- TASK DETAILS:
In the entries below, find every line holding the string "this" and collect it.

- Rows from a dataset of charts and code:
▼

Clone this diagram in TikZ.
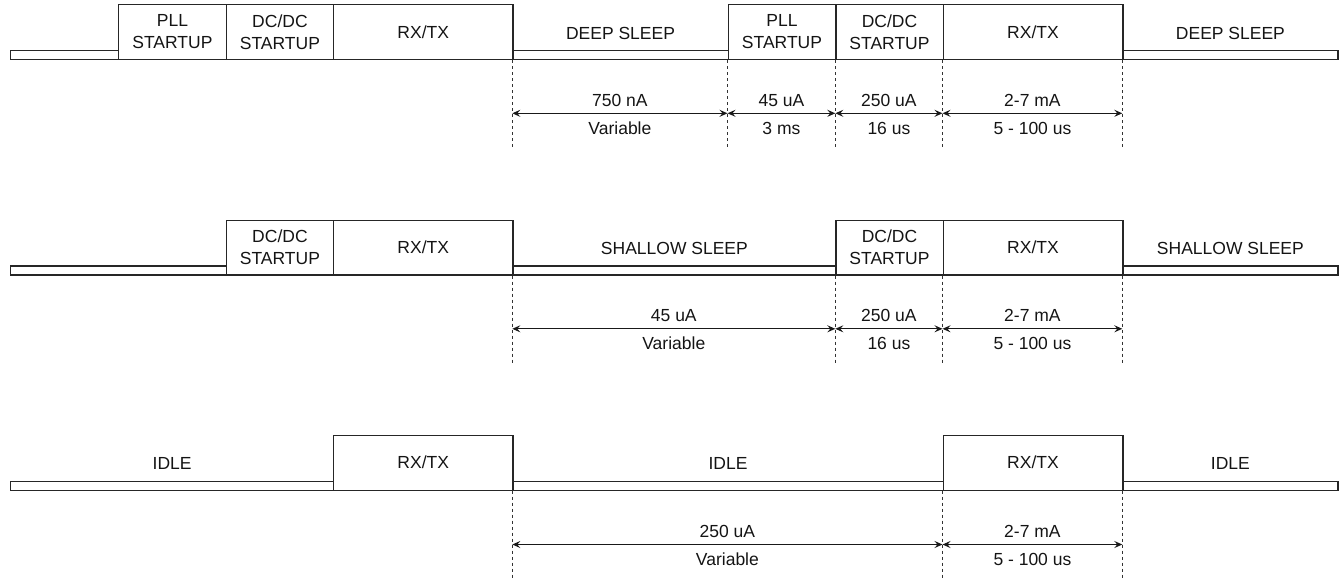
\documentclass[tikz,border=0pt]{standalone}
\usepackage{fontspec}
\setmainfont{Liberation Sans}
\usetikzlibrary{arrows.meta}
\begin{document}
\begin{tikzpicture}[x=1pt,y=-1pt,
  lbl/.style={font=\fontsize{17.5}{22}\selectfont, align=center, text=black!92},
  hi/.style={draw=black!85, line width=1.2pt, minimum height=54.8pt, inner sep=0pt, anchor=south west, lbl},
  lo/.style={draw=black!85, line width=1.2pt, minimum height=9pt, inner sep=0pt, anchor=south west},
  bartext/.style={lbl, inner sep=0pt, anchor=center, text height=12.5pt, text depth=0pt},
  guide/.style={draw=black!80, line width=0.8pt, dash pattern=on 3pt off 3pt},
  dim/.style={draw=black!90, line width=1.1pt, {Stealth[length=8pt,width=7pt,inset=3pt]}-{Stealth[length=8pt,width=7pt,inset=3pt]}},
  up/.style={lbl, yshift=13.5pt, text height=12.5pt, text depth=0pt, inner sep=0pt},
  dn/.style={lbl, yshift=-14.5pt, text height=12.5pt, text depth=0pt, inner sep=0pt}
]
\useasboundingbox (0,0) rectangle (1340,579);

% ---------- Row 1 ----------
\node[lo, minimum width=108pt] (r1a) at (10,60) {};
\node[hi, minimum width=107.7pt] (r1b) at (118,60) {PLL\\STARTUP};
\node[hi, minimum width=107.3pt] (r1c) at (225.7,60) {DC/DC\\STARTUP};
\node[hi, minimum width=179.3pt] (r1d) at (333,60) {RX/TX};
\node[lo, minimum width=215.2pt] (r1e) at (512.3,60) {};
\node[bartext] (r1et) at ([yshift=22pt]r1e.center) {DEEP SLEEP};
\node[hi, minimum width=107.8pt] (r1f) at (727.5,60) {PLL\\STARTUP};
\node[hi, minimum width=107.2pt] (r1g) at (835.3,60) {DC/DC\\STARTUP};
\node[hi, minimum width=179.8pt] (r1h) at (942.5,60) {RX/TX};
\node[lo, minimum width=215pt] (r1i) at (1122.3,60) {};
\node[bartext] (r1it) at ([yshift=22pt]r1i.center) {DEEP SLEEP};

\foreach \x [count=\i] in {512.3,727.5,835.3,942.5,1122.3} {
  \coordinate (g1t\i) at (\x,60);
  \coordinate (g1b\i) at (\x,149);
  \coordinate (g1a\i) at (\x,113.3);
  \draw[guide] (g1t\i) -- (g1b\i);
}
\draw[dim] (g1a1) -- node[up]{750 nA} node[dn]{Variable} (g1a2);
\draw[dim] (g1a2) -- node[up]{45 uA} node[dn]{3 ms} (g1a3);
\draw[dim] (g1a3) -- node[up]{250 uA} node[dn]{16 us} (g1a4);
\draw[dim] (g1a4) -- node[up]{2-7 mA} node[dn]{5 - 100 us} (g1a5);

% ---------- Row 2 ----------
\node[lo, minimum width=215.7pt] (r2a) at (10,275.5) {};
\node[hi, minimum width=107.3pt] (r2b) at (225.7,275.5) {DC/DC\\STARTUP};
\node[hi, minimum width=179.3pt] (r2c) at (333,275.5) {RX/TX};
\node[lo, minimum width=323pt] (r2d) at (512.3,275.5) {};
\node[bartext] (r2dt) at ([yshift=22pt]r2d.center) {SHALLOW SLEEP};
\node[hi, minimum width=107.2pt] (r2e) at (835.3,275.5) {DC/DC\\STARTUP};
\node[hi, minimum width=179.8pt] (r2f) at (942.5,275.5) {RX/TX};
\node[lo, minimum width=215pt] (r2g) at (1122.3,275.5) {};
\node[bartext] (r2gt) at ([yshift=22pt]r2g.center) {SHALLOW SLEEP};

\foreach \x [count=\i] in {512.3,835.3,942.5,1122.3} {
  \coordinate (g2t\i) at (\x,275.5);
  \coordinate (g2b\i) at (\x,364.5);
  \coordinate (g2a\i) at (\x,328.8);
  \draw[guide] (g2t\i) -- (g2b\i);
}
\draw[dim] (g2a1) -- node[up]{45 uA} node[dn]{Variable} (g2a2);
\draw[dim] (g2a2) -- node[up]{250 uA} node[dn]{16 us} (g2a3);
\draw[dim] (g2a3) -- node[up]{2-7 mA} node[dn]{5 - 100 us} (g2a4);

% ---------- Row 3 ----------
\node[lo, minimum width=323pt] (r3a) at (10,490.7) {};
\node[bartext] (r3at) at ([yshift=22pt]r3a.center) {IDLE};
\node[hi, minimum width=179.3pt] (r3b) at (333,490.7) {RX/TX};
\node[lo, minimum width=430.2pt] (r3c) at (512.3,490.7) {};
\node[bartext] (r3ct) at ([yshift=22pt]r3c.center) {IDLE};
\node[hi, minimum width=179.8pt] (r3d) at (942.5,490.7) {RX/TX};
\node[lo, minimum width=215pt] (r3e) at (1122.3,490.7) {};
\node[bartext] (r3et) at ([yshift=22pt]r3e.center) {IDLE};

\foreach \x [count=\i] in {512.3,942.5,1122.3} {
  \coordinate (g3t\i) at (\x,490.7);
  \coordinate (g3b\i) at (\x,579);
  \coordinate (g3a\i) at (\x,544.5);
  \draw[guide] (g3t\i) -- (g3b\i);
}
\draw[dim] (g3a1) -- node[up]{250 uA} node[dn]{Variable} (g3a2);
\draw[dim] (g3a2) -- node[up]{2-7 mA} node[dn]{5 - 100 us} (g3a3);
\end{tikzpicture}
\end{document}
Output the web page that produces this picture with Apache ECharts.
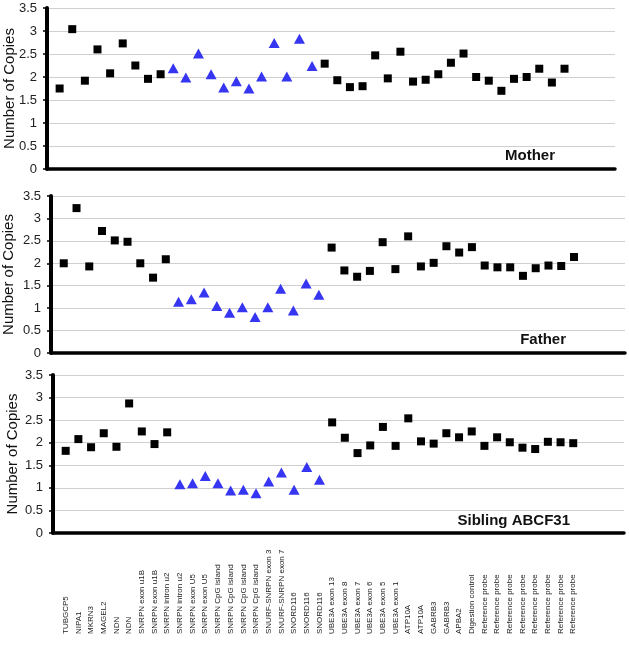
<!DOCTYPE html>
<html>
<head>
<meta charset="utf-8">
<script src="https://cdn.jsdelivr.net/npm/echarts@6/dist/echarts.min.js"></script>
<style>
html,body{margin:0;padding:0;background:#fff;}
#chart{width:629px;height:657px;}
</style>
</head>
<body>
<div id="chart"></div>
<script>
const categories = ['TUBGCP5','NIPA1','MKRN3','MAGEL2','NDN','NDN',
  'SNRPN exon u1B','SNRPN exon u1B','SNRPN intron u2','SNRPN intron u2',
  'SNRPN exon U5','SNRPN exon U5','SNRPN CpG island','SNRPN CpG island',
  'SNRPN CpG island','SNRPN CpG island','SNURF-SNRPN exon 3','SNURF-SNRPN exon 7',
  'SNORD116','SNORD116','SNORD116','UBE3A exon 13','UBE3A exon 8','UBE3A exon 7',
  'UBE3A exon 6','UBE3A exon 5','UBE3A exon 1','ATP10A','ATP10A','GABRB3','GABRB3',
  'APBA2','Digestion control','Reference probe','Reference probe','Reference probe',
  'Reference probe','Reference probe','Reference probe','Reference probe','Reference probe'];

// indices (0-based) of the probes drawn as blue triangles
const triangleProbes = [9,10,11,12,13,14,15,16,17,18,19,20];

const motherValues = [1.75,3.04,1.92,2.60,2.08,2.73,2.25,1.96,2.06,
  2.19,1.99,2.51,2.06,1.77,1.91,1.75,2.01,2.74,2.01,2.83,2.24,
  2.29,1.93,1.78,1.80,2.47,1.97,2.55,1.90,1.94,2.06,2.31,2.51,
  2.00,1.92,1.70,1.96,2.00,2.18,1.88,2.18];

const fatherValues = [2.00,3.23,1.93,2.72,2.51,2.48,2.00,1.68,2.09,
  1.14,1.20,1.35,1.05,0.90,1.02,0.80,1.02,1.43,0.95,1.55,1.30,
  2.35,1.84,1.70,1.83,2.47,1.87,2.60,1.93,2.01,2.38,2.24,2.36,
  1.95,1.91,1.91,1.72,1.89,1.95,1.94,2.14];

const siblingValues = [1.82,2.08,1.90,2.21,1.91,2.87,2.25,1.97,2.23,
  1.08,1.10,1.26,1.10,0.94,0.96,0.88,1.14,1.34,0.96,1.46,1.18,
  2.45,2.11,1.77,1.94,2.35,1.93,2.54,2.03,1.98,2.21,2.12,2.25,
  1.93,2.12,2.01,1.89,1.86,2.02,2.01,1.99];

const panelNames = ['Mother','Father','Sibling ABCF31'];
const yTicks = [0,0.5,1,1.5,2,2.5,3,3.5];
const yAxisTitle = 'Number of Copies';

// axis slots: one empty slot before, four after
const axisCats = [''].concat(categories, ['', '', '', '']);

const grids = [
  {left:47, right:14, top:8, height:161, outerBoundsMode:'none'},
  {left:51, right:4, top:196, height:157, outerBoundsMode:'none'},
  {left:53, right:5, top:375, height:158, outerBoundsMode:'none'}
];
const nameGaps = [30, 35, 33];
const titlePos = [[555,156],[566,340],[570,521]];

const FONT = 'Liberation Sans, Arial, sans-serif';
const xAxes = [], yAxes = [], series = [];
const allValues = [motherValues, fatherValues, siblingValues];
for (let g = 0; g < 3; g++) {
  xAxes.push({
    type:'category', gridIndex:g, data:axisCats, boundaryGap:false,
    axisLine:{show:true, lineStyle:{color:'#000', width:3.5}},
    axisTick:{show:false},
    splitLine:{show:false},
    axisLabel: g === 2 ? {
      show:true, interval:0, rotate:90, align:'left', verticalAlign:'middle',
      margin:101, fontSize:8, color:'#222', fontFamily:FONT
    } : {show:false}
  });
  yAxes.push({
    type:'value', gridIndex:g, min:yTicks[0], max:yTicks[yTicks.length-1], interval:0.5,
    name:yAxisTitle, nameLocation:'middle', nameGap:nameGaps[g], nameRotate:90,
    nameMoveOverlap:false,
    nameTextStyle:{fontSize:15, color:'#111', fontFamily:FONT},
    axisLine:{show:true, lineStyle:{color:'#000', width:4}},
    axisTick:{show:true, length:4, lineStyle:{color:'#000', width:1.5}},
    axisLabel:{fontSize:13, color:'#222', margin:10, fontFamily:FONT},
    splitLine:{show:true, lineStyle:{color:'#cfcfcf', width:1}}
  });
  const vals = allValues[g];
  const sq = [], tri = [];
  vals.forEach((v, i) => {
    if (triangleProbes.indexOf(i) >= 0) tri.push([i+1, v]); else sq.push([i+1, v]);
  });
  series.push({
    type:'scatter', xAxisIndex:g, yAxisIndex:g, data:sq,
    symbol:'rect', symbolSize:8, itemStyle:{color:'#000', opacity:1}, z:3
  });
  series.push({
    type:'scatter', xAxisIndex:g, yAxisIndex:g, data:tri,
    symbol:'triangle', symbolSize:[11,10], itemStyle:{color:'#3535F2', opacity:1}, z:3
  });
}

const graphics = panelNames.map((n, i) => ({
  type:'text', x:titlePos[i][0], y:titlePos[i][1], z:10,
  style:{text:n, fontSize:15, fontWeight:'bold', fill:'#111',
    fontFamily:FONT, textAlign:'right', textVerticalAlign:'middle'}
}));

const chart = echarts.init(document.getElementById('chart'), null, {renderer:'canvas'});
chart.setOption({
  animation:false,
  backgroundColor:'#fff',
  textStyle:{fontFamily:FONT},
  grid:grids,
  xAxis:xAxes,
  yAxis:yAxes,
  series:series,
  graphic:graphics
});
</script>
</body>
</html>
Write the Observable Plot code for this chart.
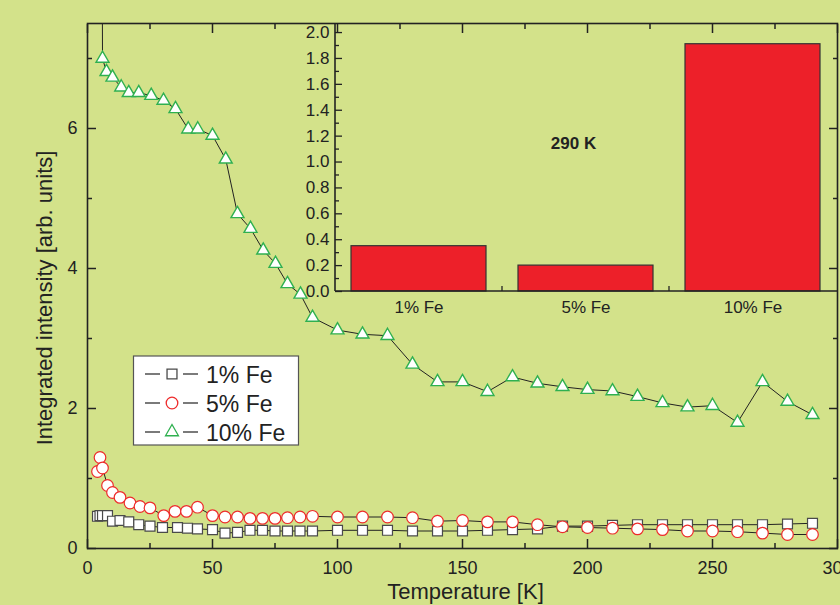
<!DOCTYPE html>
<html><head><meta charset="utf-8">
<script src="https://cdn.jsdelivr.net/npm/d3@7"></script>
<script src="https://cdn.jsdelivr.net/npm/@observablehq/plot@0.6"></script>
<style>
html,body{margin:0;padding:0;background:#d3e28a;}
#wrap{position:relative;width:840px;height:605px;overflow:hidden;}
#wrap svg{position:absolute;left:0;top:0;}
</style></head><body><div id="wrap"></div>
<script>
// ---- data ----
const temps1 = [4,5,6,8,10,13,16.5,20.5,25,30,36,40,44,50,55,60,65,70,75,80,85,90,100,110,120,130,140,150,160,170,180,190,200,210,220,230,240,250,260,270,280,290];
const int1   = [0.46,0.47,0.47,0.47,0.39,0.40,0.38,0.34,0.32,0.30,0.30,0.29,0.28,0.27,0.22,0.23,0.26,0.26,0.25,0.25,0.25,0.25,0.26,0.26,0.26,0.25,0.25,0.25,0.26,0.27,0.28,0.32,0.32,0.33,0.34,0.34,0.34,0.34,0.34,0.34,0.35,0.36];
const temps5 = [4,5,6,8,10,13,17,21,25,30.5,35,39.6,44,50,55,60,65,70,75,80,85,90,100,110,120,130,140,150,160,170,180,190,200,210,220,230,240,250,260,270,280,290];
const int5   = [1.10,1.30,1.15,0.90,0.80,0.73,0.65,0.60,0.58,0.47,0.53,0.53,0.59,0.47,0.45,0.45,0.43,0.43,0.43,0.44,0.45,0.46,0.45,0.45,0.45,0.44,0.39,0.40,0.38,0.38,0.34,0.31,0.30,0.29,0.28,0.27,0.25,0.25,0.24,0.22,0.20,0.20];
const temps10 = [5.8,6,7.6,10,13.5,16.5,20.5,25.5,30.4,35.2,40.3,44.1,50,55.3,60,65.2,70.3,75.2,80,85.2,90,100,110,120,130,140,150,160,170,180,190,200,210,220,230,240,250,260,270,280,290];
const int10   = [9.5,7.0,6.81,6.73,6.59,6.51,6.51,6.47,6.40,6.28,5.99,5.99,5.90,5.56,4.78,4.57,4.26,4.07,3.78,3.63,3.30,3.12,3.06,3.04,2.63,2.38,2.38,2.24,2.45,2.36,2.31,2.27,2.25,2.17,2.08,2.02,2.04,1.80,2.38,2.10,1.91];

const seriesNames = ["1% Fe", "5% Fe", "10% Fe"];
const barCats = ["1% Fe", "5% Fe", "10% Fe"];
const barVals = [0.35, 0.20, 1.91];
const insetLabel = "290 K";

const xMajor = [0,50,100,150,200,250,300];
const xMinor = [25,75,125,175,225,275];
const yMajor = [0,2,4,6];
const yMinor = [1,3,5,7];
const insetMajor = [0,0.2,0.4,0.6,0.8,1.0,1.2,1.4,1.6,1.8,2.0];
const insetMinor = [0.1,0.3,0.5,0.7,0.9,1.1,1.3,1.5,1.7,1.9];
const xTitle = "Temperature [K]";
const yTitle = "Integrated intensity [arb. units]";

// ---- styling ----
const W = 840, H = 605;
const ink = "#222";
const font = '"Liberation Sans", Arial, Helvetica, sans-serif';
const colSq = "#4a4a4a", colCi = "#ee2b2b", colTr = "#2fb050";
const rSq = 5.6, rCi = 5.8, rTr = 4.8;

const rows = (ts, vs) => ts.map((t, i) => ({t, v: vs[i]}));
const d1 = rows(temps1, int1), d5 = rows(temps5, int5), d10 = rows(temps10, int10);
const noText = () => "";

const main = Plot.plot({
  width: W, height: H,
  marginLeft: 87, marginRight: 3, marginTop: 23, marginBottom: 57,
  style: {background: "transparent", fontFamily: font, color: ink},
  x: {domain: [0, 300], label: null},
  y: {domain: [0, 7.5], label: null},
  marks: [
    Plot.line(d1, {x: "t", y: "v", stroke: ink, strokeWidth: 1}),
    Plot.dot(d1, {x: "t", y: "v", symbol: "square", r: rSq, fill: "white", stroke: colSq, strokeWidth: 1.2}),
    Plot.line(d5, {x: "t", y: "v", stroke: ink, strokeWidth: 1}),
    Plot.dot(d5, {x: "t", y: "v", symbol: "circle", r: rCi, fill: "white", stroke: colCi, strokeWidth: 1.2}),
    Plot.line(d10, {x: "t", y: "v", stroke: ink, strokeWidth: 1, clip: true}),
    Plot.dot(d10, {x: "t", y: "v", symbol: "triangle", r: rTr, fill: "white", stroke: colTr, strokeWidth: 1.4, clip: true}),
    Plot.axisX({ticks: xMajor, tickSize: -9, tickPadding: 22, fontSize: 18, strokeWidth: 1.5, label: null}),
    Plot.axisX({ticks: xMinor, tickSize: -5, tickFormat: noText, strokeWidth: 1.5, label: null}),
    Plot.axisX({anchor: "top", ticks: xMajor, tickSize: -9, tickFormat: noText, strokeWidth: 1.5, label: null}),
    Plot.axisX({anchor: "top", ticks: xMinor, tickSize: -5, tickFormat: noText, strokeWidth: 1.5, label: null}),
    Plot.axisY({ticks: yMajor, tickSize: -9, tickPadding: 19, fontSize: 18, strokeWidth: 1.5, label: null}),
    Plot.axisY({ticks: yMinor, tickSize: -5, tickFormat: noText, strokeWidth: 1.5, label: null}),
    Plot.axisY({anchor: "right", ticks: yMajor, tickSize: -9, tickFormat: noText, strokeWidth: 1.5, label: null}),
    Plot.axisY({anchor: "right", ticks: yMinor, tickSize: -5, tickFormat: noText, strokeWidth: 1.5, label: null}),
    Plot.frame({stroke: ink, strokeWidth: 1.6}),
    Plot.text([xTitle], {text: d => d, frameAnchor: "bottom", textAnchor: "middle", lineAnchor: "middle", dx: 3, dy: 43, fontSize: 22, fill: ink}),
    Plot.text([yTitle], {text: d => d, frameAnchor: "left", textAnchor: "middle", lineAnchor: "middle", rotate: -90, dx: -43, dy: 12, fontSize: 22, fill: ink})
  ]
});

const barRows = barCats.map((c, i) => ({cat: c, val: barVals[i]}));

const inset = Plot.plot({
  width: W, height: H,
  marginLeft: 335, marginRight: 3, marginTop: 23, marginBottom: 314,
  style: {background: "transparent", fontFamily: font, color: ink},
  x: {domain: barCats, paddingInner: 0.19, paddingOuter: 0.095, label: null},
  y: {domain: [0, 2.07], label: null},
  marks: [
    Plot.barY(barRows, {x: "cat", y: "val", fill: "#ed2029", stroke: "#333", strokeWidth: 1.2}),
    Plot.axisY({ticks: insetMajor, tickSize: -7, tickPadding: 13, tickFormat: d3.format(".1f"), fontSize: 17, strokeWidth: 1.3, label: null}),
    Plot.axisY({ticks: insetMinor, tickSize: -4, tickFormat: noText, strokeWidth: 1.3, label: null}),
    Plot.axisX({tickSize: 0, tickPadding: 9, fontSize: 17, label: null}),
    (index, scales, values, dims) => {
      const x = scales.x, y = scales.y;
      const g = d3.create("svg:g").attr("stroke", ink).attr("stroke-width", 1.6).attr("fill", "none");
      const x0 = dims.marginLeft, x1 = dims.width - dims.marginRight;
      const y0 = y(0), yTop = dims.marginTop;
      g.append("line").attr("x1", x0).attr("x2", x1).attr("y1", y0).attr("y2", y0);
      g.append("line").attr("x1", x0).attr("x2", x0).attr("y1", yTop).attr("y2", y0);
      const gap = (x.step() - x.bandwidth()) / 2;
      barCats.slice(1).forEach(c => {
        const bx = x(c) - gap;
        g.append("line").attr("x1", bx).attr("x2", bx).attr("y1", y0).attr("y2", y0 - 5).attr("stroke-width", 1.3);
      });
      return g.node();
    },
    Plot.text([insetLabel], {text: d => d, frameAnchor: "middle", dx: -13, dy: -14, fontSize: 17, fontWeight: "bold", fill: ink})
  ]
});

const wrap = document.getElementById("wrap");
wrap.appendChild(main);
wrap.appendChild(inset);

// ---- legend ----
const lg = d3.select(wrap).append("svg")
  .attr("width", 170).attr("height", 94)
  .style("left", "132px").style("top", "354px");
lg.append("rect").attr("x", 1.5).attr("y", 2).attr("width", 165).attr("height", 89)
  .attr("fill", "white").attr("stroke", "#555").attr("stroke-width", 1.2);
const legendDefs = [
  {name: seriesNames[0], sym: d3.symbolSquare, r: rSq, stroke: colSq},
  {name: seriesNames[1], sym: d3.symbolCircle, r: rCi, stroke: colCi},
  {name: seriesNames[2], sym: d3.symbolTriangle, r: rTr, stroke: colTr}
];
legendDefs.forEach((d, i) => {
  const cy = 20 + i * 29;
  const g = lg.append("g");
  g.append("line").attr("x1", 13).attr("x2", 28).attr("y1", cy).attr("y2", cy).attr("stroke", ink).attr("stroke-width", 1.2);
  g.append("line").attr("x1", 51).attr("x2", 66).attr("y1", cy).attr("y2", cy).attr("stroke", ink).attr("stroke-width", 1.2);
  g.append("path").attr("transform", `translate(40,${cy})`)
    .attr("d", d3.symbol(d.sym, Math.PI * d.r * d.r)())
    .attr("fill", "white").attr("stroke", d.stroke).attr("stroke-width", 1.3);
  g.append("text").attr("x", 74).attr("y", cy + 8.5).text(d.name)
    .attr("font-family", font).attr("font-size", 23).attr("fill", ink);
});
</script>
</body></html>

▲

- FULL ANSWER:
Clone this diagram in TikZ.
Output the web page that produces this picture with Apache ECharts.
Write the Observable Plot code for this chart.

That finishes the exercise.